A second Covid-related death in the family. He was my cousin's husband.
Covid is a curse on humanity, I often tell people. Not only do loved ones die, but friends and family cannot gather to grieve either. To die alone, and for the bereaved to grieve alone, is a terrible curse that none of us ever imagined. But, that is the reality that my cousin and millions of others have to deal with in India, which is reeling from a Covid surge that does not seem like it will abate soon.
Meanwhile, the US CDC declared that those who are fully vaccinated can resume normal activities, for all practical purposes.
This sets up a huge moral dilemma for people like me who live in the bubble that vaccinations have made possible, but watch in horror the conditions in India worrying all the time about the health and welfare of family and friends.
It is an unbearable pandemic guilt. I am not the only one, of course, to feel that way.
“I have extreme feelings of guilt as someone who has most of my extended family in India,” said Neha Shastry, 30, who lives in Brooklyn. She has been shaken by the deepening Covid crisis there, as infections and deaths rapidly advance from big cities into rural areas. “It’s surreal to wake up a year later in New York City and see the streets full and businesses flourishing again, while my family is fearing for their lives.”
It is surreal.
My logical mind tells me that there is no reason to feel guilty. And that's what psychologists remind us: "If you’re feeling guilty about things over which you have no control, the guilt you’re feeling is not warranted, the experts said."
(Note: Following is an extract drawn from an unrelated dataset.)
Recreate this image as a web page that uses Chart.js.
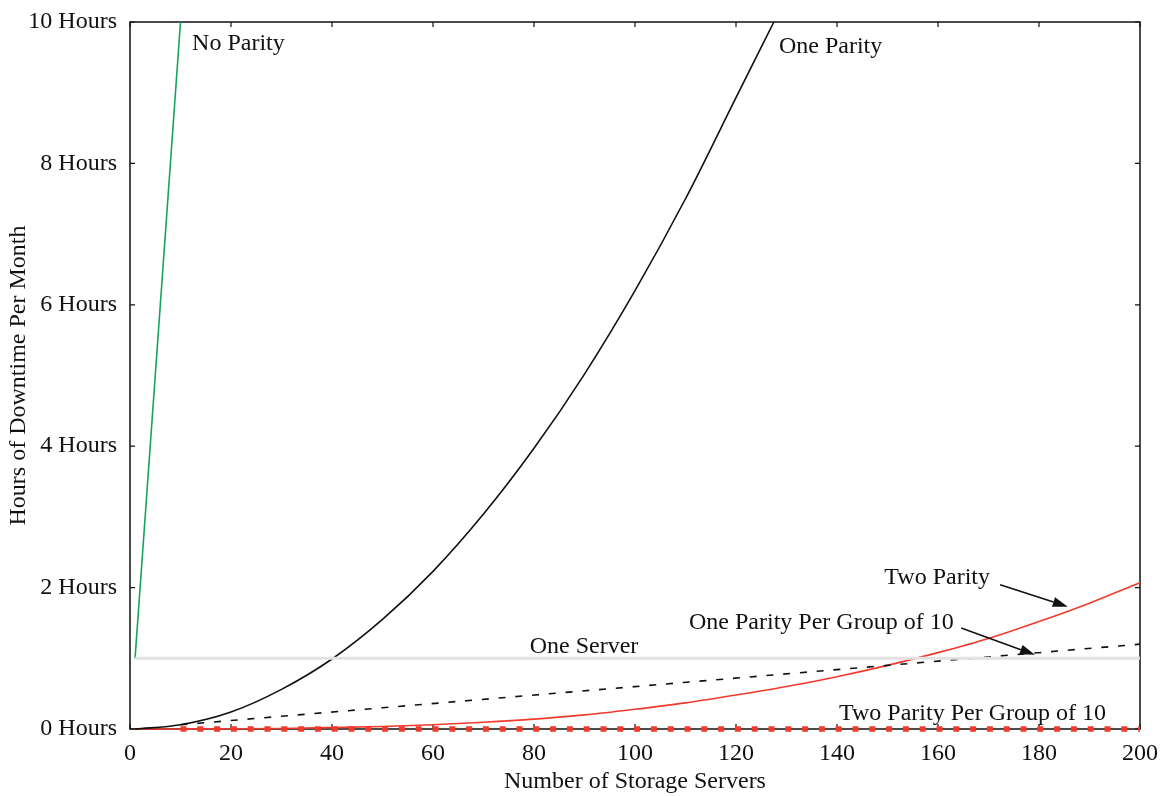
<!DOCTYPE html>
<html>
<head>
<meta charset="utf-8">
<script src="https://cdn.jsdelivr.net/npm/chart.js@4.4.1/dist/chart.umd.min.js"></script>
<style>
  html, body { margin: 0; padding: 0; background: #fff; }
  #wrap { width: 1168px; height: 796px; }
</style>
</head>
<body>
<div id="wrap"><canvas id="downtime"></canvas></div>
<script>
// servers / hours of downtime per month, one pair of arrays per curve
let noParityX = [1, 10];
let noParityY = [1, 10];

let oneParityX = [1, 10, 20, 30, 40, 50, 60, 70, 80, 90, 100, 110, 120, 127.5];
let oneParityY = [0, 0.06, 0.24, 0.56, 0.99, 1.55, 2.23, 3.04, 3.97, 5.02, 6.2, 7.5, 8.93, 10];

let twoParityX = [1, 10, 20, 30, 40, 50, 60, 70, 80, 90, 100, 110, 120, 130, 140, 150, 160, 170, 180, 190, 200];
let twoParityY = [0, 0.001, 0.003, 0.008, 0.02, 0.035, 0.06, 0.095, 0.14, 0.2, 0.28, 0.37, 0.48, 0.6, 0.74, 0.9, 1.08, 1.28, 1.52, 1.78, 2.07];

let groupOneX = [10, 50, 100, 150, 200];
let groupOneY = [0.06, 0.3, 0.6, 0.9, 1.2];

let groupTwoX = [10, 100, 200];
let groupTwoY = [0, 0, 0];

let oneServerX = [1, 200];
let oneServerY = [1, 1];

let xTicks = [0, 20, 40, 60, 80, 100, 120, 140, 160, 180, 200];
let yTicks = [0, 2, 4, 6, 8, 10];

const FONT = '"Liberation Serif", "Times New Roman", serif';
const RED = '#f23a2c';

function pts(xs, ys) {
    return xs.map((x, i) => ({ x: x, y: ys[i] }));
}

// curve labels and arrows, placed in data units
let notes = [
    { text: 'No Parity', x: 12.3, y: 9.69, align: 'left' },
    { text: 'One Parity', x: 128.5, y: 9.65, align: 'left' },
    { text: 'Two Parity', x: 170.3, y: 2.14, align: 'right' },
    { text: 'One Parity Per Group of 10', x: 110.7, y: 1.51, align: 'left' },
    { text: 'One Server', x: 89.9, y: 1.16, align: 'center' },
    { text: 'Two Parity Per Group of 10', x: 140.4, y: 0.21, align: 'left' }
];
let arrows = [
    { from: [172.3, 2.04], to: [185.7, 1.73] },
    { from: [164.6, 1.43], to: [179.2, 1.05] }
];

const frame = {
    id: 'frame',
    beforeDatasetsDraw(chart) {
        const { ctx, chartArea: a, scales } = chart;
        ctx.save();
        ctx.strokeStyle = '#111';
        ctx.lineWidth = 1.5;
        ctx.strokeRect(a.left, a.top, a.right - a.left, a.bottom - a.top);
        ctx.lineWidth = 1.2;
        ctx.beginPath();
        xTicks.forEach(v => {
            const px = scales.x.getPixelForValue(v);
            ctx.moveTo(px, a.bottom); ctx.lineTo(px, a.bottom - 5);
            ctx.moveTo(px, a.top); ctx.lineTo(px, a.top + 5);
        });
        yTicks.forEach(v => {
            const py = scales.y.getPixelForValue(v);
            ctx.moveTo(a.left, py); ctx.lineTo(a.left + 5, py);
            ctx.moveTo(a.right, py); ctx.lineTo(a.right - 5, py);
        });
        ctx.stroke();
        ctx.restore();
    },
    afterDatasetsDraw(chart) {
        const { ctx, scales } = chart;
        ctx.save();
        ctx.fillStyle = '#111';
        ctx.font = '24px ' + FONT;
        ctx.textBaseline = 'middle';
        notes.forEach(n => {
            ctx.textAlign = n.align;
            ctx.fillText(n.text, scales.x.getPixelForValue(n.x), scales.y.getPixelForValue(n.y));
        });
        ctx.strokeStyle = '#111';
        ctx.lineWidth = 1.6;
        arrows.forEach(ar => {
            const x0 = scales.x.getPixelForValue(ar.from[0]), y0 = scales.y.getPixelForValue(ar.from[1]);
            const x1 = scales.x.getPixelForValue(ar.to[0]), y1 = scales.y.getPixelForValue(ar.to[1]);
            const ang = Math.atan2(y1 - y0, x1 - x0);
            const len = 15, half = 5;
            const bx = x1 - len * Math.cos(ang), by = y1 - len * Math.sin(ang);
            ctx.beginPath();
            ctx.moveTo(x0, y0);
            ctx.lineTo(bx, by);
            ctx.stroke();
            ctx.beginPath();
            ctx.moveTo(x1, y1);
            ctx.lineTo(bx + half * Math.sin(ang), by - half * Math.cos(ang));
            ctx.lineTo(bx - half * Math.sin(ang), by + half * Math.cos(ang));
            ctx.closePath();
            ctx.fill();
        });
        ctx.restore();
    }
};

const ctx = document.getElementById('downtime').getContext('2d');

const chart = new Chart(ctx, {
    type: 'line',
    data: {
        datasets: [
            {
                label: 'One Server',
                data: pts(oneServerX, oneServerY),
                borderColor: '#e2e2e2',
                borderWidth: 3
            },
            {
                label: 'No Parity',
                data: pts(noParityX, noParityY),
                borderColor: '#16a45a',
                borderWidth: 1.6
            },
            {
                label: 'One Parity',
                data: pts(oneParityX, oneParityY),
                borderColor: '#111',
                borderWidth: 1.6,
                cubicInterpolationMode: 'monotone'
            },
            {
                label: 'One Parity Per Group of 10',
                data: pts(groupOneX, groupOneY),
                borderColor: '#111',
                borderWidth: 1.6,
                borderDash: [7, 9.8]
            },
            {
                label: 'Two Parity Per Group of 10',
                data: pts(groupTwoX, groupTwoY),
                borderColor: RED,
                borderWidth: 5.5,
                borderDash: [6, 10.8],
                borderCapStyle: 'butt'
            },
            {
                label: 'Two Parity',
                data: pts(twoParityX, twoParityY),
                borderColor: RED,
                borderWidth: 1.6,
                cubicInterpolationMode: 'monotone'
            }
        ]
    },
    options: {
        responsive: true,
        maintainAspectRatio: false,
        animation: false,
        clip: 8,
        elements: { point: { radius: 0 } },
        layout: { padding: { left: 0, right: 28, top: 22, bottom: 0 } },
        plugins: {
            legend: { display: false },
            tooltip: { enabled: false }
        },
        scales: {
            x: {
                type: 'linear',
                min: 0,
                max: 200,
                afterBuildTicks: s => { s.ticks = xTicks.map(v => ({ value: v })); },
                afterFit: s => { s.height = 67; s.paddingLeft = 0; s.paddingRight = 0; },
                grid: { display: false, drawTicks: false },
                border: { display: false },
                ticks: {
                    padding: 10,
                    color: '#111',
                    font: { family: FONT, size: 24 }
                },
                title: {
                    display: true,
                    text: 'Number of Storage Servers',
                    color: '#111',
                    font: { family: FONT, size: 24 },
                    padding: { top: 0, bottom: 0 }
                }
            },
            y: {
                min: 0,
                max: 10,
                afterBuildTicks: s => { s.ticks = yTicks.map(v => ({ value: v })); },
                afterFit: s => { s.width = 130; s.paddingTop = 0; s.paddingBottom = 0; },
                grid: { display: false, drawTicks: false },
                border: { display: false },
                ticks: {
                    padding: 13,
                    color: '#111',
                    font: { family: FONT, size: 24 },
                    callback: v => v + ' Hours'
                },
                title: {
                    display: true,
                    text: 'Hours of Downtime Per Month',
                    color: '#111',
                    font: { family: FONT, size: 24 },
                    padding: { top: 4, bottom: 0 }
                }
            }
        }
    },
    plugins: [frame]
});
</script>
</body>
</html>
In the old faith in which I grew up, we were advised to accept with detachment both the good and bad things that happen in our lives. Humans that we are, detachment is not easy to practice.
I suppose modern life has conditioned us into thinking that we are in control of events that happen in our lives. We forget that as much as life itself is an accident, whatever happens in life is also nothing but a series of fortunate and unfortunate accidents. When that unfortunate event is a death that does not allow us to come together, it is a challenge to remain detached and philosophical. But, such is life!